A journey through a witty underworld

December 16, 2009|Eric Liebetrau, Globe Correspondent

Journalist Hatcher McCord is in hell, literally. As the anchor of “Evening News From Hell,’’ it’s his job to document the various levels of suffering endured by the eternal fire pit’s denizens. In literary chameleon Robert Olen Butler’s latest novel, aptly titled “Hell,’’ the ranks of Satan’s minions are decidedly thick and filled with more than a few surprises.

When not engaging in witty repartee or arguing with his girlfriend - a headless Anne Boleyn - Hatcher travels the underworld, seeking out his ex-wives in an effort to make amends. Along the way he interviews historically significant figures. “Why do you think you’re here?’’ he asks these poor wretches. The answers provide telling self-portraits, as Butler animates his characters with a savvy combination of historical accuracy and wry, satirical humor.

The crowded menagerie includes, among dozens of others, Hitler and Stalin, Satan’s primary lapdogs, Humphrey Bogart, Lauren Bacall, Virgil, Jezebel, Bill O’Reilly, Ann Coulter, Billy Graham, Ernest Hemingway, Dan Rather, Cornelius Vanderbilt, Maurice and Robin Gibb, Snoop Dogg, Al Gore, Friedrich Nietzsche, Stanley Kubrick, Celine Dion, Jefferson Davis, Abraham Lincoln, and Robert Redford.

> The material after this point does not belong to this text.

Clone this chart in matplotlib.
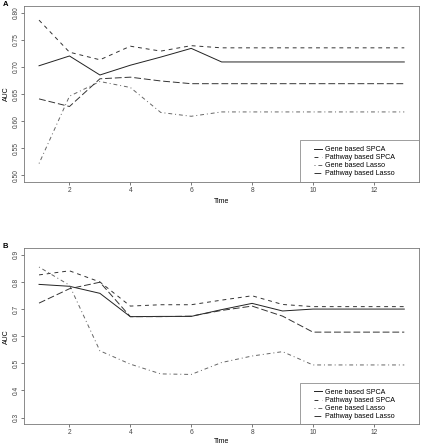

It’s the type of wickedly humorous world where George W. Bush is staked out outside the “House of Virgins’’ as he hunts for Osama bin Laden; atheist writer Christopher Hitchens is caught making out with Mother Teresa; Bill Clinton drops his pants as a standard greeting for all new female arrivals; and the “Evening News’’ is followed by a “Barbara Walters-Oprah Winfrey boiling-tar-pit wrestling match.’’

Of course, Dubya crony Dick Cheney makes multiple appearances, expounding on his political philosophy: “The stupider the president - or any leader - the more power you arrange for him. And the more secretive you make him. Don’t disclose a thing. The insular, unitary leader. Finally he’s got so much in front of him but at the same time he’s so cozily private that even the stupid man who’s too stupid to realize he’s stupid will realize two things. He needs somebody to do the real work for him, and nobody will know the difference.’’

Hatcher also interviews hell’s No. 2 man, J. Edgar Hoover, and Satan himself, “a classic, middle-height, middle-age man with a squarish, slightly pasty, faintly jowly, smarm-ready, white-guy-in-power face.’’

Butler, a Pulitzer Prize winner and creative-writing professor at Florida State University, creates a series of punchy, fiercely written, often hilarious scenes. There are few sacred cows in these pages, and the concept of free will even makes a brief appearance toward the end.